Given problem - Repeat the listing in full, preserving every character.

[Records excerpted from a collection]
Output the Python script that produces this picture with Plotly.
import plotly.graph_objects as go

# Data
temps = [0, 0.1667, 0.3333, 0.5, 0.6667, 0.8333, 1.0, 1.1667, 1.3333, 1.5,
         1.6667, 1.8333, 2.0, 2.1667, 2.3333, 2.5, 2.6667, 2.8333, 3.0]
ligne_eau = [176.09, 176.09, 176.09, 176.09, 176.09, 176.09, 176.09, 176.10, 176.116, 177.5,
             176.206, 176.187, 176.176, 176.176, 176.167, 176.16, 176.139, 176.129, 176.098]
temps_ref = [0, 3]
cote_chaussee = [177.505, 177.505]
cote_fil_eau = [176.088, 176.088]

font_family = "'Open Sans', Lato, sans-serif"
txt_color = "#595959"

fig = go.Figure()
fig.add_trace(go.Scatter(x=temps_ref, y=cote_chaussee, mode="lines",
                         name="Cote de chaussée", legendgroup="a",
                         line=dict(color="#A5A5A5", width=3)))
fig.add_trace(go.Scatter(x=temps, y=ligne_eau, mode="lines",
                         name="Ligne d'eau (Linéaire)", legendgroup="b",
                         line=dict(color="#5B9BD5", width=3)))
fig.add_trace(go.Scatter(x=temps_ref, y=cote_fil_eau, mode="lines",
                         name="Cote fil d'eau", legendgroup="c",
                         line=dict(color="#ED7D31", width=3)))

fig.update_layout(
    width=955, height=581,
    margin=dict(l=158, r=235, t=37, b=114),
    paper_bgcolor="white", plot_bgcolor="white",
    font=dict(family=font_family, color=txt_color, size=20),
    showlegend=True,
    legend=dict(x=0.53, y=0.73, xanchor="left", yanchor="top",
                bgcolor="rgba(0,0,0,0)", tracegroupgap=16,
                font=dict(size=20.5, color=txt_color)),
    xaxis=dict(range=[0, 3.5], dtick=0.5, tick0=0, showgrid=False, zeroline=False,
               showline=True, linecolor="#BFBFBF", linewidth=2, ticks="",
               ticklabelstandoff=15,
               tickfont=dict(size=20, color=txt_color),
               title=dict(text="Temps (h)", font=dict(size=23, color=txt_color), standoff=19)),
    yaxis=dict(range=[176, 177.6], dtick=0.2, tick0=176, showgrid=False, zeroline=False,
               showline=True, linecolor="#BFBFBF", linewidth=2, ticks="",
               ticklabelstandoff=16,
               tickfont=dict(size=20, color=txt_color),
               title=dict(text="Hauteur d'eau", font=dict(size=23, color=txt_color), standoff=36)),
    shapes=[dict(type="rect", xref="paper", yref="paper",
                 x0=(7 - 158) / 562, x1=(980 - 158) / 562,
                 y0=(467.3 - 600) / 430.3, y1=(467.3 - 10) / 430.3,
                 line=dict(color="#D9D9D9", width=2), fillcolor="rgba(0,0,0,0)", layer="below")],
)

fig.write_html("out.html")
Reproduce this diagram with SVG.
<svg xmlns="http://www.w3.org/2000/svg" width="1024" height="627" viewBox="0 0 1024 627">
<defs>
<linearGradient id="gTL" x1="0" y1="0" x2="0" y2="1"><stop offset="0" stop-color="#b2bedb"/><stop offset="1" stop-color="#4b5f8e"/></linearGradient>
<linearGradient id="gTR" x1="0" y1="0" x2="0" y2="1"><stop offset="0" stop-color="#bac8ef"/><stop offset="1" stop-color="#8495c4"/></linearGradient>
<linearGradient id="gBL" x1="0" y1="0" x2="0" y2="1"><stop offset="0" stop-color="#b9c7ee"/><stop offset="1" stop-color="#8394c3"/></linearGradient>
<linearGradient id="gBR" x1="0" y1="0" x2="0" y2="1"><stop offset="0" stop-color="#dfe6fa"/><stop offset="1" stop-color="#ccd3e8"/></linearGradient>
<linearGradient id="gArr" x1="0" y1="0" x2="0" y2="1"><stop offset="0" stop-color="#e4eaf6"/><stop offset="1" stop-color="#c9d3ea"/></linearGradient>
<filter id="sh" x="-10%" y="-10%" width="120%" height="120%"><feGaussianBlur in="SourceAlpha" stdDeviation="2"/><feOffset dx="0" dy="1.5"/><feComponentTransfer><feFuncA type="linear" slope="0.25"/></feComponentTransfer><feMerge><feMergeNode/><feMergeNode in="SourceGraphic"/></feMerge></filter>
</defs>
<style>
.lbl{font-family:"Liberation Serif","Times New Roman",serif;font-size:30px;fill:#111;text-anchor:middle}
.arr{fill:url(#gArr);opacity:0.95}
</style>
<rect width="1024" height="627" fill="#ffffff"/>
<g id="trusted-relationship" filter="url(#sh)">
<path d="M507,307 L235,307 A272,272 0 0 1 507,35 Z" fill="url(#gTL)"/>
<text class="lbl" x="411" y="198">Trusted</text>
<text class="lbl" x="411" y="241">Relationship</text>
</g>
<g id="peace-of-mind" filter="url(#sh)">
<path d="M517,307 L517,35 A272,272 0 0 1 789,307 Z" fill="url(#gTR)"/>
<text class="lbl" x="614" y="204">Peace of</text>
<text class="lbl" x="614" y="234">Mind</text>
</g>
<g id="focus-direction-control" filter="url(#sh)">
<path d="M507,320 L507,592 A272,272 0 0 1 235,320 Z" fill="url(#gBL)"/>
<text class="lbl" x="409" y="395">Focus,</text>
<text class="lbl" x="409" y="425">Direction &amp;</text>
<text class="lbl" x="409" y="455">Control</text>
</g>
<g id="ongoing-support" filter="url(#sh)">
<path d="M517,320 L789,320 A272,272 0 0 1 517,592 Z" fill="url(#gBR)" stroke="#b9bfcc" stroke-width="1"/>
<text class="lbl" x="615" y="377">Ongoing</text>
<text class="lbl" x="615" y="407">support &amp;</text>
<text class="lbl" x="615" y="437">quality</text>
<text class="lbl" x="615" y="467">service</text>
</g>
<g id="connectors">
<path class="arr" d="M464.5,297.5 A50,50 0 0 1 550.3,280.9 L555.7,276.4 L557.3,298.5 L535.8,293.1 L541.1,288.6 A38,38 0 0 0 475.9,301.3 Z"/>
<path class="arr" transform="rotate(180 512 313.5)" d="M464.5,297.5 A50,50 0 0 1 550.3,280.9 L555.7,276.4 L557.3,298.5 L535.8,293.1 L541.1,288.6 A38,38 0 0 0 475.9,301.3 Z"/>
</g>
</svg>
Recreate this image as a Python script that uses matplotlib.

Result for this task -
Output the Python script that produces this picture with Plotly.
import plotly.graph_objects as go

# Data
temps = [0, 0.1667, 0.3333, 0.5, 0.6667, 0.8333, 1.0, 1.1667, 1.3333, 1.5,
         1.6667, 1.8333, 2.0, 2.1667, 2.3333, 2.5, 2.6667, 2.8333, 3.0]
ligne_eau = [176.09, 176.09, 176.09, 176.09, 176.09, 176.09, 176.09, 176.10, 176.116, 177.5,
             176.206, 176.187, 176.176, 176.176, 176.167, 176.16, 176.139, 176.129, 176.098]
temps_ref = [0, 3]
cote_chaussee = [177.505, 177.505]
cote_fil_eau = [176.088, 176.088]

font_family = "'Open Sans', Lato, sans-serif"
txt_color = "#595959"

fig = go.Figure()
fig.add_trace(go.Scatter(x=temps_ref, y=cote_chaussee, mode="lines",
                         name="Cote de chaussée", legendgroup="a",
                         line=dict(color="#A5A5A5", width=3)))
fig.add_trace(go.Scatter(x=temps, y=ligne_eau, mode="lines",
                         name="Ligne d'eau (Linéaire)", legendgroup="b",
                         line=dict(color="#5B9BD5", width=3)))
fig.add_trace(go.Scatter(x=temps_ref, y=cote_fil_eau, mode="lines",
                         name="Cote fil d'eau", legendgroup="c",
                         line=dict(color="#ED7D31", width=3)))

fig.update_layout(
    width=955, height=581,
    margin=dict(l=158, r=235, t=37, b=114),
    paper_bgcolor="white", plot_bgcolor="white",
    font=dict(family=font_family, color=txt_color, size=20),
    showlegend=True,
    legend=dict(x=0.53, y=0.73, xanchor="left", yanchor="top",
                bgcolor="rgba(0,0,0,0)", tracegroupgap=16,
                font=dict(size=20.5, color=txt_color)),
    xaxis=dict(range=[0, 3.5], dtick=0.5, tick0=0, showgrid=False, zeroline=False,
               showline=True, linecolor="#BFBFBF", linewidth=2, ticks="",
               ticklabelstandoff=15,
               tickfont=dict(size=20, color=txt_color),
               title=dict(text="Temps (h)", font=dict(size=23, color=txt_color), standoff=19)),
    yaxis=dict(range=[176, 177.6], dtick=0.2, tick0=176, showgrid=False, zeroline=False,
               showline=True, linecolor="#BFBFBF", linewidth=2, ticks="",
               ticklabelstandoff=16,
               tickfont=dict(size=20, color=txt_color),
               title=dict(text="Hauteur d'eau", font=dict(size=23, color=txt_color), standoff=36)),
    shapes=[dict(type="rect", xref="paper", yref="paper",
                 x0=(7 - 158) / 562, x1=(980 - 158) / 562,
                 y0=(467.3 - 600) / 430.3, y1=(467.3 - 10) / 430.3,
                 line=dict(color="#D9D9D9", width=2), fillcolor="rgba(0,0,0,0)", layer="below")],
)

fig.write_html("out.html")
Reproduce this diagram with SVG.
<svg xmlns="http://www.w3.org/2000/svg" width="1024" height="627" viewBox="0 0 1024 627">
<defs>
<linearGradient id="gTL" x1="0" y1="0" x2="0" y2="1"><stop offset="0" stop-color="#b2bedb"/><stop offset="1" stop-color="#4b5f8e"/></linearGradient>
<linearGradient id="gTR" x1="0" y1="0" x2="0" y2="1"><stop offset="0" stop-color="#bac8ef"/><stop offset="1" stop-color="#8495c4"/></linearGradient>
<linearGradient id="gBL" x1="0" y1="0" x2="0" y2="1"><stop offset="0" stop-color="#b9c7ee"/><stop offset="1" stop-color="#8394c3"/></linearGradient>
<linearGradient id="gBR" x1="0" y1="0" x2="0" y2="1"><stop offset="0" stop-color="#dfe6fa"/><stop offset="1" stop-color="#ccd3e8"/></linearGradient>
<linearGradient id="gArr" x1="0" y1="0" x2="0" y2="1"><stop offset="0" stop-color="#e4eaf6"/><stop offset="1" stop-color="#c9d3ea"/></linearGradient>
<filter id="sh" x="-10%" y="-10%" width="120%" height="120%"><feGaussianBlur in="SourceAlpha" stdDeviation="2"/><feOffset dx="0" dy="1.5"/><feComponentTransfer><feFuncA type="linear" slope="0.25"/></feComponentTransfer><feMerge><feMergeNode/><feMergeNode in="SourceGraphic"/></feMerge></filter>
</defs>
<style>
.lbl{font-family:"Liberation Serif","Times New Roman",serif;font-size:30px;fill:#111;text-anchor:middle}
.arr{fill:url(#gArr);opacity:0.95}
</style>
<rect width="1024" height="627" fill="#ffffff"/>
<g id="trusted-relationship" filter="url(#sh)">
<path d="M507,307 L235,307 A272,272 0 0 1 507,35 Z" fill="url(#gTL)"/>
<text class="lbl" x="411" y="198">Trusted</text>
<text class="lbl" x="411" y="241">Relationship</text>
</g>
<g id="peace-of-mind" filter="url(#sh)">
<path d="M517,307 L517,35 A272,272 0 0 1 789,307 Z" fill="url(#gTR)"/>
<text class="lbl" x="614" y="204">Peace of</text>
<text class="lbl" x="614" y="234">Mind</text>
</g>
<g id="focus-direction-control" filter="url(#sh)">
<path d="M507,320 L507,592 A272,272 0 0 1 235,320 Z" fill="url(#gBL)"/>
<text class="lbl" x="409" y="395">Focus,</text>
<text class="lbl" x="409" y="425">Direction &amp;</text>
<text class="lbl" x="409" y="455">Control</text>
</g>
<g id="ongoing-support" filter="url(#sh)">
<path d="M517,320 L789,320 A272,272 0 0 1 517,592 Z" fill="url(#gBR)" stroke="#b9bfcc" stroke-width="1"/>
<text class="lbl" x="615" y="377">Ongoing</text>
<text class="lbl" x="615" y="407">support &amp;</text>
<text class="lbl" x="615" y="437">quality</text>
<text class="lbl" x="615" y="467">service</text>
</g>
<g id="connectors">
<path class="arr" d="M464.5,297.5 A50,50 0 0 1 550.3,280.9 L555.7,276.4 L557.3,298.5 L535.8,293.1 L541.1,288.6 A38,38 0 0 0 475.9,301.3 Z"/>
<path class="arr" transform="rotate(180 512 313.5)" d="M464.5,297.5 A50,50 0 0 1 550.3,280.9 L555.7,276.4 L557.3,298.5 L535.8,293.1 L541.1,288.6 A38,38 0 0 0 475.9,301.3 Z"/>
</g>
</svg>
Recreate this image as a Python script that uses matplotlib.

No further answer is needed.